UK Supreme Court Case Shows Why Vague Contract Wording Can Come Back To Bite You
After all the heated debates and negotiations, getting to the writing of the contract brings a welcome sigh of relief. Now that all the issues that you have disagreed about and agreed upon, can be put into writing. Suddenly the power of the pen and paper becomes indispensable. Yet, you also need to have the skill to wield that pen and not leave anything up to chance. We all know that businesses around the world, big or small have legal teams that they converse with all the time. Every corporation has a team of legal experts whose job it is to sift through thousands and thousands of words to make sure you are not exposed or liable for something you shouldn’t be. These people cost a lot of money by the hour, which is why you need to be very careful with how you word a contract so it doesn’t come back to bite you on the backside.
Don’t try to be vague
We all know how the game is played when it comes to legal wording. An area that is to benefit us, we want the wording to be clear and not able to be interpreted in any other way than how we meant it to be understood. However, the parts of a contract where you are put under pressure, you want it to be a bit vague and not clear cut so you have some wiggle room should you not be able to live up to your obligations. This is a standard contract that many people think is a good idea. The Supreme Court of the UK recently has been presented a case by lawyers that are fighting against ex-employee restrictions. The clauses under fire have vague terms like “shown interest” and “concerned in”. What exactly does ‘showing interest’ constitute? It’s too vague and subjective which is why many companies are having to change their wording to be more direct.

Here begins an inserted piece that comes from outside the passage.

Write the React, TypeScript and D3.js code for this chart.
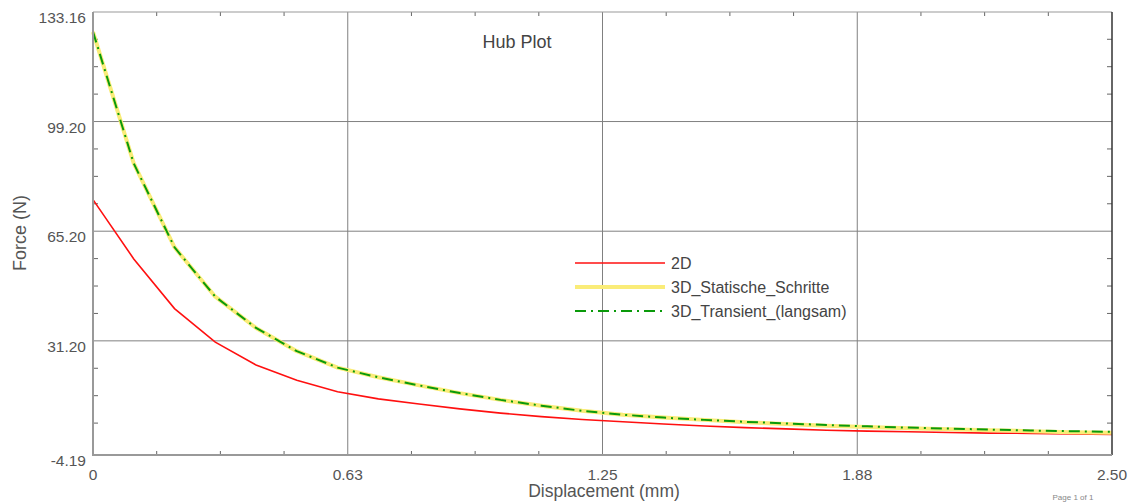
import React, { useRef, useEffect } from 'react';
import * as d3 from 'd3';

const width = 1130;
const height = 502;
const margin = { top: 12, right: 18, bottom: 47, left: 93 };

// displacement (mm), one sample every 0.1 mm
const displacement = [
    0, 0.1, 0.2, 0.3, 0.4, 0.5, 0.6, 0.7, 0.8, 0.9, 1.0, 1.1, 1.2,
    1.3, 1.4, 1.5, 1.6, 1.7, 1.8, 1.9, 2.0, 2.1, 2.2, 2.3, 2.4, 2.5
];

const force2D = [
    75.0, 56.6, 41.2, 30.8, 23.7, 19.0, 15.4, 13.2, 11.6, 10.1, 8.8, 7.7, 6.8,
    6.1, 5.4, 4.8, 4.3, 3.9, 3.5, 3.2, 3.0, 2.8, 2.6, 2.5, 2.3, 2.2
];

const force3DStatic = [
    127.0, 86.2, 60.2, 44.9, 35.2, 28.0, 22.9, 19.9, 17.4, 15.0, 12.9, 11.1, 9.5,
    8.3, 7.4, 6.7, 6.0, 5.4, 4.9, 4.5, 4.1, 3.8, 3.5, 3.2, 2.9, 2.7
];

const force3DTransient = [
    127.0, 86.2, 60.2, 44.9, 35.2, 28.0, 22.9, 19.9, 17.4, 15.0, 12.9, 11.1, 9.5,
    8.3, 7.4, 6.7, 6.1, 5.6, 5.1, 4.7, 4.3, 4.0, 3.7, 3.4, 3.2, 3.0
];

const seriesNames = ['2D', '3D_Statische_Schritte', '3D_Transient_(langsam)'];

const xTicks = [0, 0.625, 1.25, 1.875, 2.5];
const xTickLabels = ['0', '0.63', '1.25', '1.88', '2.50'];
const yTicks = [-4.19, 31.2, 65.2, 99.2, 133.16];
const yTickLabels = ['-4.19', '31.20', '65.20', '99.20', '133.16'];

const font = '"Liberation Sans", Arial, sans-serif';

export default function App() {
    const svgRef = useRef<SVGSVGElement>(null);

    useEffect(() => {
        const svg = d3.select(svgRef.current);
        svg.selectAll('*').remove();

        const x = d3.scaleLinear()
            .domain([0, 2.5])
            .range([margin.left, width - margin.right]);
        const y = d3.scaleLinear()
            .domain([-4.19, 133.16])
            .range([height - margin.bottom, margin.top]);

        const x0 = x.range()[0], x1 = x.range()[1];
        const y0 = y.range()[0], y1 = y.range()[1];

        // grid lines
        svg.append('g')
            .selectAll('line')
            .data(xTicks.slice(1, -1))
            .enter()
            .append('line')
            .attr('x1', d => x(d)).attr('x2', d => x(d))
            .attr('y1', y1).attr('y2', y0)
            .attr('stroke', '#808080').attr('stroke-width', 1);
        svg.append('g')
            .selectAll('line')
            .data(yTicks.slice(1, -1))
            .enter()
            .append('line')
            .attr('x1', x0).attr('x2', x1)
            .attr('y1', d => y(d)).attr('y2', d => y(d))
            .attr('stroke', '#808080').attr('stroke-width', 1);

        // minor ticks, 4 subdivisions per grid cell, pointing inward
        const xMinor: number[] = [];
        for (let i = 0; i < xTicks.length - 1; i++) {
            for (let k = 1; k < 4; k++) xMinor.push(xTicks[i] + (xTicks[i + 1] - xTicks[i]) * k / 4);
        }
        const yStep = (99.2 - 65.2) / 4;
        const yMinor: number[] = [];
        for (let v = 31.2 - yStep; v > -4.19 + 3; v -= yStep) yMinor.push(v);
        for (let i = 1; i < yTicks.length - 1; i++) {
            for (let k = 1; k < 4; k++) yMinor.push(yTicks[i] + yStep * k);
        }

        const ticks = svg.append('g').attr('stroke', '#666').attr('stroke-width', 1);
        xMinor.forEach(v => {
            ticks.append('line').attr('x1', x(v)).attr('x2', x(v)).attr('y1', y0).attr('y2', y0 - 4);
            ticks.append('line').attr('x1', x(v)).attr('x2', x(v)).attr('y1', y1).attr('y2', y1 + 4);
        });
        yMinor.forEach(v => {
            ticks.append('line').attr('x1', x0).attr('x2', x0 + 5).attr('y1', y(v)).attr('y2', y(v));
            ticks.append('line').attr('x1', x1).attr('x2', x1 - 5).attr('y1', y(v)).attr('y2', y(v));
        });

        // series
        const line = d3.line<number>()
            .x((_, i) => x(displacement[i]))
            .y(d => y(d));

        svg.append('path')
            .attr('d', line(force2D))
            .attr('fill', 'none')
            .attr('stroke', '#ff1010')
            .attr('stroke-width', 1.6);
        svg.append('path')
            .attr('d', line(force3DStatic))
            .attr('fill', 'none')
            .attr('stroke', '#faec78')
            .attr('stroke-width', 4)
            .attr('stroke-linejoin', 'round');
        svg.append('path')
            .attr('d', line(force3DTransient))
            .attr('fill', 'none')
            .attr('stroke', '#0a9a0a')
            .attr('stroke-width', 2)
            .attr('stroke-dasharray', '11,5,2,5');

        // frame
        svg.append('line').attr('x1', x0).attr('x2', x1).attr('y1', y1).attr('y2', y1)
            .attr('stroke', '#999').attr('stroke-width', 1);
        svg.append('line').attr('x1', x1).attr('x2', x1).attr('y1', y1).attr('y2', y0)
            .attr('stroke', '#333').attr('stroke-width', 1.5);
        svg.append('line').attr('x1', x0).attr('x2', x0).attr('y1', y1).attr('y2', y0 + 1)
            .attr('stroke', '#999').attr('stroke-width', 2);
        svg.append('line').attr('x1', x0).attr('x2', x1).attr('y1', y0).attr('y2', y0)
            .attr('stroke', '#999').attr('stroke-width', 2);

        // tick labels
        svg.append('g')
            .selectAll('text')
            .data(yTicks)
            .enter()
            .append('text')
            .attr('x', 86)
            .attr('y', d => y(d) + 11)
            .attr('text-anchor', 'end')
            .attr('font-family', font)
            .attr('font-size', 15.5)
            .attr('fill', '#555')
            .text((_, i) => yTickLabels[i]);
        svg.append('g')
            .selectAll('text')
            .data(xTicks)
            .enter()
            .append('text')
            .attr('x', d => x(d))
            .attr('y', y0 + 25)
            .attr('text-anchor', 'middle')
            .attr('font-family', font)
            .attr('font-size', 15.5)
            .attr('fill', '#555')
            .text((_, i) => xTickLabels[i]);

        // axis titles
        svg.append('text')
            .attr('x', 604).attr('y', 497)
            .attr('text-anchor', 'middle')
            .attr('font-family', font).attr('font-size', 17.5)
            .attr('fill', '#555')
            .text('Displacement (mm)');
        svg.append('text')
            .attr('transform', 'translate(26,233) rotate(-90)')
            .attr('text-anchor', 'middle')
            .attr('font-family', font).attr('font-size', 18)
            .attr('fill', '#555')
            .text('Force (N)');
        svg.append('text')
            .attr('x', 517).attr('y', 48)
            .attr('text-anchor', 'middle')
            .attr('font-family', font).attr('font-size', 18)
            .attr('fill', '#444')
            .text('Hub Plot');
        svg.append('text')
            .attr('x', 1073).attr('y', 500)
            .attr('text-anchor', 'middle')
            .attr('font-family', font).attr('font-size', 8)
            .attr('fill', '#888')
            .text('Page 1 of 1');

        // legend
        const legendStyles = [
            { stroke: '#ff1010', width: 1.6, dash: null },
            { stroke: '#faec78', width: 4, dash: null },
            { stroke: '#0a9a0a', width: 2, dash: '11,5,2,5' },
        ];
        const legendY = [263, 287, 311];
        const legend = svg.append('g');
        seriesNames.forEach((name, i) => {
            legend.append('line')
                .attr('x1', 575).attr('x2', 665)
                .attr('y1', legendY[i]).attr('y2', legendY[i])
                .attr('stroke', legendStyles[i].stroke)
                .attr('stroke-width', legendStyles[i].width)
                .attr('stroke-dasharray', legendStyles[i].dash);
            legend.append('text')
                .attr('x', 671).attr('y', legendY[i] + 5.5)
                .attr('font-family', font).attr('font-size', 16)
                .attr('fill', '#444')
                .text(name);
        });
    }, []);

    return (
        <svg
            ref={svgRef}
            width={width}
            height={height}
            style={{ position: 'absolute', left: 0, top: 0, background: '#fff' }}
        />
    );
}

Wiggle room is double sided
Being too vague can come to haunt you because if you have wiggle room, rest assured that the other party has wiggle room too. Do you really want to waste time and money arguing over semantics and different legal interpretations? It’s far better to not try and be deceitful, and just keep everything open and honest, simple and without any smoke and mirrors put in front. It’s common for parties who do see an issue in the contract because it’s too vague when it comes to the other party honoring their side, to get advice from their lawyers and ask for the wording to be more accurate. So don’t waste your time trying to play cloak and dagger.
A universal compliance
All around the world, there are different ways that contract are written. No two countries write contracts the same way. So if you are dealing with a client that is overseas and you’re trying to nail down a deal that is for import and exports, you need to have a universal compliance design for your contract. An advanced template management system can do this for you because no matter where somebody is in the world, they will always receive the same kind of contract design from your business. Maybe you have a client in South Korea and they are not familiar with how contracts from Canada look like. They may have trouble with the structuring and the various placements of contact details etc. You can utilize the various designs from all over the world and save them to your profile. Each time you are making a contract or changing one, you can simply click on the relevant template you need. Ambiguously hoping the foreign party will understand a contract from another culture is not a safe bet.
The timing matters
Always be and always ask for the other party to be accurate with dates. Some contracts are so ambiguous with the dating and or timing, that it’s a wonder how they could ever be agreed to. For example, shipping at ‘the end of fall’ is too vague. That could mean, 2 weeks from the start of the new season, or 1 day. You should always make sure, that you set dates in your contract instead of using vague terms alluding to times of the year.
Businesses should know that when you are being too ambiguous in your contract, you’re actually showing a lack of confidence or truthfulness. If you have given yourself wiggle room in the legal semantics of a contract, this can flip on you and serve the purposes of the other party instead. It’s best to not be vague at all, and make sure the other party knows firmly where you stand.